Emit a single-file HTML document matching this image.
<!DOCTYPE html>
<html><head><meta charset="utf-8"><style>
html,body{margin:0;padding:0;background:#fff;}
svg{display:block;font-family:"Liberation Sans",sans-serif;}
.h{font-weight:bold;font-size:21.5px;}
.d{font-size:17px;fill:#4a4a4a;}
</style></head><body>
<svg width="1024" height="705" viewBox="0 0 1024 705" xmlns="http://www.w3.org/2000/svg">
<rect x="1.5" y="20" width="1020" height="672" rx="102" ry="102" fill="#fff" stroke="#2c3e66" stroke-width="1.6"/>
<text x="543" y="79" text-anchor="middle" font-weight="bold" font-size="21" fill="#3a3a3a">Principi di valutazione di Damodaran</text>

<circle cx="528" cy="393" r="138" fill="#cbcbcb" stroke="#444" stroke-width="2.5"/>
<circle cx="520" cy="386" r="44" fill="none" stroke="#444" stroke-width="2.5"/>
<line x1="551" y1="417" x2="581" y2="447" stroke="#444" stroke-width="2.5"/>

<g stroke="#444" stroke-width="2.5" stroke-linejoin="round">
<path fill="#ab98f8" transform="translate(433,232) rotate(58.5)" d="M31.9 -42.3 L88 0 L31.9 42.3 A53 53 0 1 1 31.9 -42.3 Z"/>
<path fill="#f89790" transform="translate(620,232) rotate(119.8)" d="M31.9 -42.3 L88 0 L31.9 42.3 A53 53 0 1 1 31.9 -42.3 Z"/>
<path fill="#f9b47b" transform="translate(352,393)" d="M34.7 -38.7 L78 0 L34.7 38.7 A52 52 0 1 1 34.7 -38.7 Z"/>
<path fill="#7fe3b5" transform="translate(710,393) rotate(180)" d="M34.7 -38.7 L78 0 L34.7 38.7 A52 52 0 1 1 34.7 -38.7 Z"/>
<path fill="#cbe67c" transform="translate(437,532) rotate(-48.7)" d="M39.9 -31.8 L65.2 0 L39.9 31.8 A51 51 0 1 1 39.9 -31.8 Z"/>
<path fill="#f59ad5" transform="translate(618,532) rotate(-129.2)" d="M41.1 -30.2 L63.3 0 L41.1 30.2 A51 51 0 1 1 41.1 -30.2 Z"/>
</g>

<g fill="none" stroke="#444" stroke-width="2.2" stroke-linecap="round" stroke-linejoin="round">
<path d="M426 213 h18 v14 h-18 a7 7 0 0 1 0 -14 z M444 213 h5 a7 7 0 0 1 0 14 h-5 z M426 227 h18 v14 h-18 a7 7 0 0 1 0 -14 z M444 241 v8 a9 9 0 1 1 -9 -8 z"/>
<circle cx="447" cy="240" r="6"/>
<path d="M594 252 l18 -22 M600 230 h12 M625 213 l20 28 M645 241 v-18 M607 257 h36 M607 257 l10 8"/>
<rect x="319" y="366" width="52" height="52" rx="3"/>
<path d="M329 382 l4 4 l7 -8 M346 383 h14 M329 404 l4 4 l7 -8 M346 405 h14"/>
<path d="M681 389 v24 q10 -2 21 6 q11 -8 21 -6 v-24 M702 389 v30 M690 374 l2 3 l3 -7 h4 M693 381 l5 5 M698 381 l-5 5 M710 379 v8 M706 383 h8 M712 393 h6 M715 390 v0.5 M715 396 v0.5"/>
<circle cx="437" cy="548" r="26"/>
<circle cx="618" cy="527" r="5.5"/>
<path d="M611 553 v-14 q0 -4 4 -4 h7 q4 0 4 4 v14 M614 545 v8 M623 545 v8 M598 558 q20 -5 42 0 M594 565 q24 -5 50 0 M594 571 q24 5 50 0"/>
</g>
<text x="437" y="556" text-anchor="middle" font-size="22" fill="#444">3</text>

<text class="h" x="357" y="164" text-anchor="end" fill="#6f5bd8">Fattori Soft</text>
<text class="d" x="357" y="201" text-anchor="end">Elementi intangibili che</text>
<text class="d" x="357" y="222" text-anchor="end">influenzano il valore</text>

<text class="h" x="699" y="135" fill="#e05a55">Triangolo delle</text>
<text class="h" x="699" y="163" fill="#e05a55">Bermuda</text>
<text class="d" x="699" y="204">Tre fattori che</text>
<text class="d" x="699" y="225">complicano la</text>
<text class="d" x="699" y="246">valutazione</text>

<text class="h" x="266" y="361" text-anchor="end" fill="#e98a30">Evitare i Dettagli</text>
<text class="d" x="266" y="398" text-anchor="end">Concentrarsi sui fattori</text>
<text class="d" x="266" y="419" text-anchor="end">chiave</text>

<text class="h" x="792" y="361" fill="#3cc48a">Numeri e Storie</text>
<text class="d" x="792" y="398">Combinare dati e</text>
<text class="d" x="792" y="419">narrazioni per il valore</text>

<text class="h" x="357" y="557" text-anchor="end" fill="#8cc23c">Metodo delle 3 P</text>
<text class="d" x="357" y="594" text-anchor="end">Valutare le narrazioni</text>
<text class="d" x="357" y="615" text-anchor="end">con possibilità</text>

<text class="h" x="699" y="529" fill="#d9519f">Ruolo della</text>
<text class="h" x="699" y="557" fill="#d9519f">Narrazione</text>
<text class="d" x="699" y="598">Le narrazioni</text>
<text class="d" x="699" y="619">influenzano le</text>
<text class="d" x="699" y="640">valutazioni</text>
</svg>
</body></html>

-- TASK BRIEF --
Please reproduce the entire listing, exactly as shown.

-- CORRECT RESPONSE --
Emit a single-file HTML document matching this image.
<!DOCTYPE html>
<html><head><meta charset="utf-8"><style>
html,body{margin:0;padding:0;background:#fff;}
svg{display:block;font-family:"Liberation Sans",sans-serif;}
.h{font-weight:bold;font-size:21.5px;}
.d{font-size:17px;fill:#4a4a4a;}
</style></head><body>
<svg width="1024" height="705" viewBox="0 0 1024 705" xmlns="http://www.w3.org/2000/svg">
<rect x="1.5" y="20" width="1020" height="672" rx="102" ry="102" fill="#fff" stroke="#2c3e66" stroke-width="1.6"/>
<text x="543" y="79" text-anchor="middle" font-weight="bold" font-size="21" fill="#3a3a3a">Principi di valutazione di Damodaran</text>

<circle cx="528" cy="393" r="138" fill="#cbcbcb" stroke="#444" stroke-width="2.5"/>
<circle cx="520" cy="386" r="44" fill="none" stroke="#444" stroke-width="2.5"/>
<line x1="551" y1="417" x2="581" y2="447" stroke="#444" stroke-width="2.5"/>

<g stroke="#444" stroke-width="2.5" stroke-linejoin="round">
<path fill="#ab98f8" transform="translate(433,232) rotate(58.5)" d="M31.9 -42.3 L88 0 L31.9 42.3 A53 53 0 1 1 31.9 -42.3 Z"/>
<path fill="#f89790" transform="translate(620,232) rotate(119.8)" d="M31.9 -42.3 L88 0 L31.9 42.3 A53 53 0 1 1 31.9 -42.3 Z"/>
<path fill="#f9b47b" transform="translate(352,393)" d="M34.7 -38.7 L78 0 L34.7 38.7 A52 52 0 1 1 34.7 -38.7 Z"/>
<path fill="#7fe3b5" transform="translate(710,393) rotate(180)" d="M34.7 -38.7 L78 0 L34.7 38.7 A52 52 0 1 1 34.7 -38.7 Z"/>
<path fill="#cbe67c" transform="translate(437,532) rotate(-48.7)" d="M39.9 -31.8 L65.2 0 L39.9 31.8 A51 51 0 1 1 39.9 -31.8 Z"/>
<path fill="#f59ad5" transform="translate(618,532) rotate(-129.2)" d="M41.1 -30.2 L63.3 0 L41.1 30.2 A51 51 0 1 1 41.1 -30.2 Z"/>
</g>

<g fill="none" stroke="#444" stroke-width="2.2" stroke-linecap="round" stroke-linejoin="round">
<path d="M426 213 h18 v14 h-18 a7 7 0 0 1 0 -14 z M444 213 h5 a7 7 0 0 1 0 14 h-5 z M426 227 h18 v14 h-18 a7 7 0 0 1 0 -14 z M444 241 v8 a9 9 0 1 1 -9 -8 z"/>
<circle cx="447" cy="240" r="6"/>
<path d="M594 252 l18 -22 M600 230 h12 M625 213 l20 28 M645 241 v-18 M607 257 h36 M607 257 l10 8"/>
<rect x="319" y="366" width="52" height="52" rx="3"/>
<path d="M329 382 l4 4 l7 -8 M346 383 h14 M329 404 l4 4 l7 -8 M346 405 h14"/>
<path d="M681 389 v24 q10 -2 21 6 q11 -8 21 -6 v-24 M702 389 v30 M690 374 l2 3 l3 -7 h4 M693 381 l5 5 M698 381 l-5 5 M710 379 v8 M706 383 h8 M712 393 h6 M715 390 v0.5 M715 396 v0.5"/>
<circle cx="437" cy="548" r="26"/>
<circle cx="618" cy="527" r="5.5"/>
<path d="M611 553 v-14 q0 -4 4 -4 h7 q4 0 4 4 v14 M614 545 v8 M623 545 v8 M598 558 q20 -5 42 0 M594 565 q24 -5 50 0 M594 571 q24 5 50 0"/>
</g>
<text x="437" y="556" text-anchor="middle" font-size="22" fill="#444">3</text>

<text class="h" x="357" y="164" text-anchor="end" fill="#6f5bd8">Fattori Soft</text>
<text class="d" x="357" y="201" text-anchor="end">Elementi intangibili che</text>
<text class="d" x="357" y="222" text-anchor="end">influenzano il valore</text>

<text class="h" x="699" y="135" fill="#e05a55">Triangolo delle</text>
<text class="h" x="699" y="163" fill="#e05a55">Bermuda</text>
<text class="d" x="699" y="204">Tre fattori che</text>
<text class="d" x="699" y="225">complicano la</text>
<text class="d" x="699" y="246">valutazione</text>

<text class="h" x="266" y="361" text-anchor="end" fill="#e98a30">Evitare i Dettagli</text>
<text class="d" x="266" y="398" text-anchor="end">Concentrarsi sui fattori</text>
<text class="d" x="266" y="419" text-anchor="end">chiave</text>

<text class="h" x="792" y="361" fill="#3cc48a">Numeri e Storie</text>
<text class="d" x="792" y="398">Combinare dati e</text>
<text class="d" x="792" y="419">narrazioni per il valore</text>

<text class="h" x="357" y="557" text-anchor="end" fill="#8cc23c">Metodo delle 3 P</text>
<text class="d" x="357" y="594" text-anchor="end">Valutare le narrazioni</text>
<text class="d" x="357" y="615" text-anchor="end">con possibilità</text>

<text class="h" x="699" y="529" fill="#d9519f">Ruolo della</text>
<text class="h" x="699" y="557" fill="#d9519f">Narrazione</text>
<text class="d" x="699" y="598">Le narrazioni</text>
<text class="d" x="699" y="619">influenzano le</text>
<text class="d" x="699" y="640">valutazioni</text>
</svg>
</body></html>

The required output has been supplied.